→ What you are asked to do
Determine how many lines hold "matplotlib" and give only that number.

→ Data section
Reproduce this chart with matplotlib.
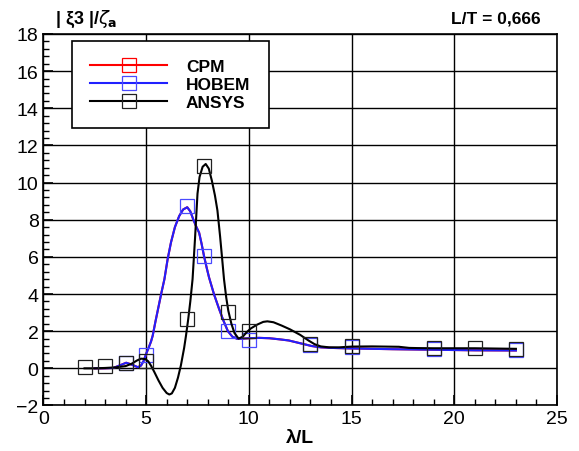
import matplotlib.pyplot as plt
from matplotlib.lines import Line2D
from matplotlib.ticker import MultipleLocator

plt.rcParams['font.family'] = ['Liberation Sans', 'DejaVu Sans']

# curves
ansys_x = [2.0, 2.5, 3.0, 3.5, 4.0, 4.3, 4.55, 4.75, 4.95, 5.1, 5.25, 5.4, 5.6, 5.8, 6.0, 6.13, 6.25,
           6.4, 6.55, 6.69, 6.85, 6.94, 7.05, 7.15, 7.26, 7.38, 7.5, 7.6, 7.75, 7.9, 8.05, 8.2, 8.35,
           8.47, 8.6, 8.7, 8.79, 8.9, 9.0, 9.15, 9.3, 9.5, 9.7, 9.9, 10.1, 10.4, 10.7, 10.9, 11.2, 11.6,
           12.0, 12.5, 12.9, 13.2, 13.5, 13.9, 14.4, 15.0, 16.0, 17.3, 17.8, 18.2, 19.0, 21.0, 23.0]
ansys_y = [0.0, 0.0, 0.02, 0.05, 0.12, 0.25, 0.42, 0.52, 0.5, 0.38, 0.12, -0.2, -0.65, -1.05, -1.33, -1.41, -1.35,
           -1.05, -0.5, 0.15, 1.1, 1.76, 2.66, 3.6, 4.8, 7.0, 9.4, 10.3, 10.85, 11.0, 10.75, 10.1, 9.3,
           8.5, 7.1, 5.9, 4.8, 3.8, 3.1, 2.4, 1.9, 1.6, 1.7, 1.95, 2.15, 2.35, 2.5, 2.53, 2.48, 2.3,
           2.1, 1.8, 1.5, 1.3, 1.18, 1.13, 1.13, 1.17, 1.18, 1.16, 1.1, 1.09, 1.08, 1.08, 1.05]

hobem_x = [2.5, 3.0, 3.4, 3.7, 4.03, 4.3, 4.6, 4.75, 4.88, 5.0, 5.12, 5.24, 5.32, 5.45, 5.6, 5.75,
           5.89, 6.05, 6.21, 6.4, 6.61, 6.8, 7.0, 7.15, 7.3, 7.45, 7.58, 7.7, 7.82, 7.95, 8.06, 8.3,
           8.55, 8.75, 8.98, 9.2, 9.43, 9.7, 10.0, 10.5, 11.0, 11.5, 11.94, 12.5, 13.06, 13.5, 14.0,
           15.0, 17.0, 19.0, 21.0, 23.0]
hobem_y = [0.0, 0.0, 0.02, 0.15, 0.3, 0.2, 0.06, 0.15, 0.4, 0.78, 1.1, 1.45, 1.76, 2.5, 3.3, 4.1,
           4.8, 5.9, 6.78, 7.6, 8.2, 8.55, 8.67, 8.45, 8.0, 7.6, 7.3, 6.7, 6.03, 5.4, 4.9, 4.0,
           3.2, 2.6, 2.0, 1.7, 1.59, 1.6, 1.62, 1.64, 1.62, 1.56, 1.5, 1.35, 1.2, 1.13, 1.1,
           1.07, 1.03, 1.0, 0.97, 0.96]

cpm_x = hobem_x
cpm_y = hobem_y

# computed points (markers)
hobem_px = [4, 5, 7, 7.8, 9, 10, 13, 15, 19, 23]
hobem_py = [0.3, 0.7, 8.75, 6.03, 2.0, 1.5, 1.23, 1.14, 1.05, 1.01]
ansys_px = [2, 3, 4, 5, 7, 7.8, 9, 10, 13, 15, 19, 21, 23]
ansys_py = [0.05, 0.1, 0.3, 0.42, 2.66, 10.87, 3.05, 2.03, 1.32, 1.2, 1.09, 1.09, 1.05]

fig = plt.figure(figsize=(5.79, 4.52), dpi=100)
ax = fig.add_axes([0.075, 0.1007, 0.887, 0.822])

ms = 10
ax.plot(cpm_x, cpm_y, color='red', lw=1.5)
ax.plot(hobem_x, hobem_y, color='#2020ff', lw=1.5)
ax.plot(hobem_px, hobem_py, 's', mfc='none', mec='#4a4aff', ms=ms, mew=0.9)
ax.plot(ansys_x, ansys_y, color='black', lw=1.5)
ax.plot(ansys_px, ansys_py, 's', mfc='none', mec='#202020', ms=ms, mew=0.9)

ax.set_xlim(0, 25)
ax.set_ylim(-2, 18)
ax.xaxis.set_major_locator(MultipleLocator(5))
ax.xaxis.set_minor_locator(MultipleLocator(1))
ax.yaxis.set_major_locator(MultipleLocator(2))
ax.yaxis.set_minor_locator(MultipleLocator(0.4))
ax.grid(True, which='major', color='black', lw=1)
ax.tick_params(which='both', direction='in', top=False, right=False, labelsize=14)
ax.tick_params(which='major', length=7, width=1.2)
ax.tick_params(which='minor', length=4, width=1)
for s in ax.spines.values():
    s.set_linewidth(1.2)

ax.set_xlabel('λ/L', fontsize=14, fontweight='bold', labelpad=1)
fig.text(0.095, 0.958, r'| ξ3 |/$\zeta_{\mathbf{a}}$', fontsize=13, fontweight='bold', va='center')
fig.text(0.933, 0.958, 'L/T = 0,666', fontsize=12.5, fontweight='bold', ha='right', va='center')

handles = [
    Line2D([], [], color='red', marker='s', mfc='none', mec='red', ms=ms, mew=0.9, lw=1.5),
    Line2D([], [], color='#2020ff', marker='s', mfc='none', mec='#4a4aff', ms=ms, mew=0.9, lw=1.5),
    Line2D([], [], color='black', marker='s', mfc='none', mec='#202020', ms=ms, mew=0.9, lw=1.5),
]
leg = ax.legend(handles, ['CPM', 'HOBEM', 'ANSYS'], loc='upper left', bbox_to_anchor=(0.056, 0.981),
                prop={'weight': 'bold', 'size': 12.5}, handlelength=4.4, handletextpad=1.1,
                labelspacing=0.15, borderpad=1.05, borderaxespad=0, fancybox=False, framealpha=1,
                edgecolor='black')
leg.get_frame().set_linewidth(1.2)

fig.savefig('out.png', dpi=100)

→ Reply to the task
4